### [Set exercise]
Reproduce the listing exactly and skip over any pictures.

*-*-*

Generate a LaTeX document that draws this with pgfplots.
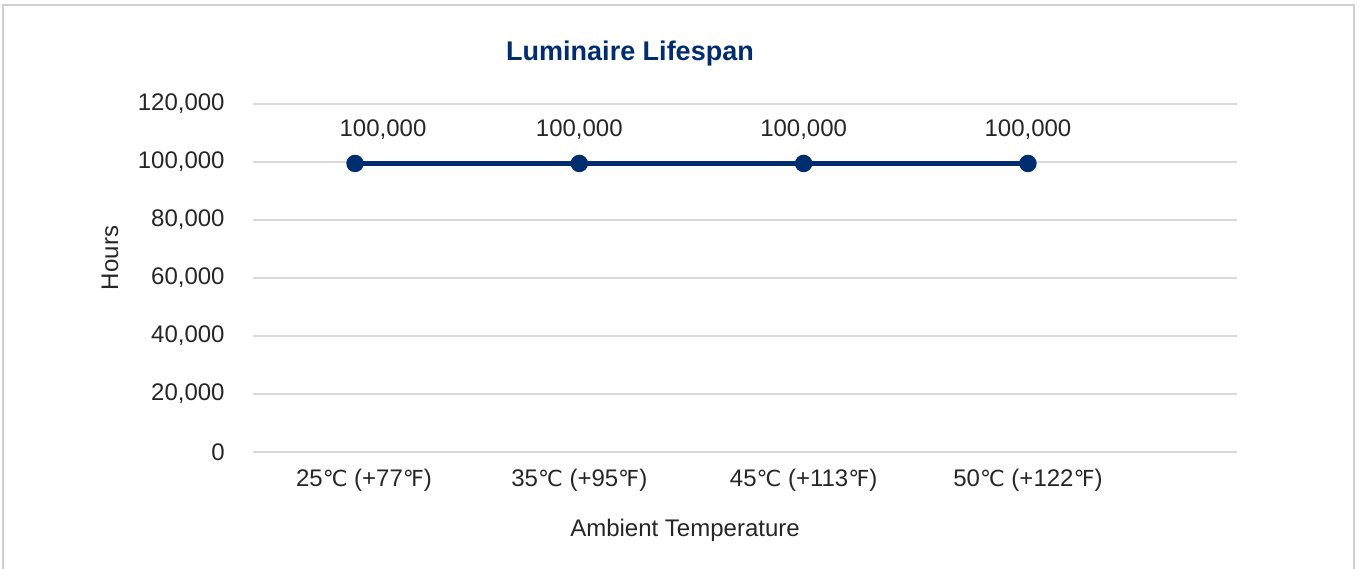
\documentclass[border=0pt]{standalone}
\usepackage{fontspec}
\setmainfont{Liberation Sans}
\newfontfamily\dv{DejaVu Sans}[Scale=0.92]
\usepackage{pgfplots}
\pgfplotsset{compat=1.18}
\definecolor{navy}{HTML}{002D6E}
\definecolor{txt}{HTML}{262626}
\definecolor{grid}{HTML}{D9D9D9}
\definecolor{frame}{HTML}{D0D0D0}
\newcommand{\dC}{{\dv ℃}}
\newcommand{\dF}{{\dv ℉}}
\begin{document}
\begin{tikzpicture}
\useasboundingbox (0,0) rectangle (679.5pt,284pt);
\draw[color=frame, line width=0.8pt] (1.5pt,-2pt) rectangle (677pt,281.5pt);
\begin{axis}[
  at={(126.5pt,58pt)}, anchor=south west,
  scale only axis, width=492pt, height=174pt,
  xmin=-0.4547, xmax=3.932, ymin=0, ymax=120000,
  axis line style={draw=none},
  major tick length=0pt,
  xtick={0,1,2,3},
  xticklabels={\hspace*{9pt}25\dC{} (+77\dF), 35\dC{} (+95\dF), 45\dC{} (+113\dF), 50\dC{} (+122\dF)},
  ytick={0,20000,40000,60000,80000,100000,120000},
  yticklabels={0,{20,000},{40,000},{60,000},{80,000},{100,000},{120,000}},
  ymajorgrids, xmajorgrids=false,
  grid style={draw=grid, line width=0.75pt},
  scaled y ticks=false,
  ticklabel style={font=\fontsize{12}{14}\selectfont, text=txt, inner sep=0pt},
  yticklabel style={anchor=east, xshift=-14pt},
  xticklabel style={anchor=center, yshift=-14pt},
  clip=false,
  nodes near coords, point meta=explicit symbolic,
  every node near coord/.style={anchor=center, yshift=17pt, font=\fontsize{12}{14}\selectfont, text=txt},
  coordinate style/.condition={\coordindex==0}{xshift=14pt},
]
\addplot[color=navy, line width=2.3pt, mark=*, mark size=3.2pt, mark options={fill=navy, draw=navy}]
  table[meta=lab] {
x y lab
0 99500 100,000
1 99500 100,000
2 99500 100,000
3 99500 100,000
};
\end{axis}
\node[font=\bfseries\fontsize{13.5}{16}\selectfont, text=navy] at (315pt,257pt) {Luminaire Lifespan};
\node[font=\fontsize{12}{14}\selectfont, text=txt] at (342.5pt,19pt) {Ambient Temperature};
\node[font=\fontsize{12}{14}\selectfont, text=txt, rotate=90] at (55pt,155pt) {Hours};
\end{tikzpicture}
\end{document}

*-*-*

### [Solution]
Generate a LaTeX document that draws this with pgfplots.
\documentclass[border=0pt]{standalone}
\usepackage{fontspec}
\setmainfont{Liberation Sans}
\newfontfamily\dv{DejaVu Sans}[Scale=0.92]
\usepackage{pgfplots}
\pgfplotsset{compat=1.18}
\definecolor{navy}{HTML}{002D6E}
\definecolor{txt}{HTML}{262626}
\definecolor{grid}{HTML}{D9D9D9}
\definecolor{frame}{HTML}{D0D0D0}
\newcommand{\dC}{{\dv ℃}}
\newcommand{\dF}{{\dv ℉}}
\begin{document}
\begin{tikzpicture}
\useasboundingbox (0,0) rectangle (679.5pt,284pt);
\draw[color=frame, line width=0.8pt] (1.5pt,-2pt) rectangle (677pt,281.5pt);
\begin{axis}[
  at={(126.5pt,58pt)}, anchor=south west,
  scale only axis, width=492pt, height=174pt,
  xmin=-0.4547, xmax=3.932, ymin=0, ymax=120000,
  axis line style={draw=none},
  major tick length=0pt,
  xtick={0,1,2,3},
  xticklabels={\hspace*{9pt}25\dC{} (+77\dF), 35\dC{} (+95\dF), 45\dC{} (+113\dF), 50\dC{} (+122\dF)},
  ytick={0,20000,40000,60000,80000,100000,120000},
  yticklabels={0,{20,000},{40,000},{60,000},{80,000},{100,000},{120,000}},
  ymajorgrids, xmajorgrids=false,
  grid style={draw=grid, line width=0.75pt},
  scaled y ticks=false,
  ticklabel style={font=\fontsize{12}{14}\selectfont, text=txt, inner sep=0pt},
  yticklabel style={anchor=east, xshift=-14pt},
  xticklabel style={anchor=center, yshift=-14pt},
  clip=false,
  nodes near coords, point meta=explicit symbolic,
  every node near coord/.style={anchor=center, yshift=17pt, font=\fontsize{12}{14}\selectfont, text=txt},
  coordinate style/.condition={\coordindex==0}{xshift=14pt},
]
\addplot[color=navy, line width=2.3pt, mark=*, mark size=3.2pt, mark options={fill=navy, draw=navy}]
  table[meta=lab] {
x y lab
0 99500 100,000
1 99500 100,000
2 99500 100,000
3 99500 100,000
};
\end{axis}
\node[font=\bfseries\fontsize{13.5}{16}\selectfont, text=navy] at (315pt,257pt) {Luminaire Lifespan};
\node[font=\fontsize{12}{14}\selectfont, text=txt] at (342.5pt,19pt) {Ambient Temperature};
\node[font=\fontsize{12}{14}\selectfont, text=txt, rotate=90] at (55pt,155pt) {Hours};
\end{tikzpicture}
\end{document}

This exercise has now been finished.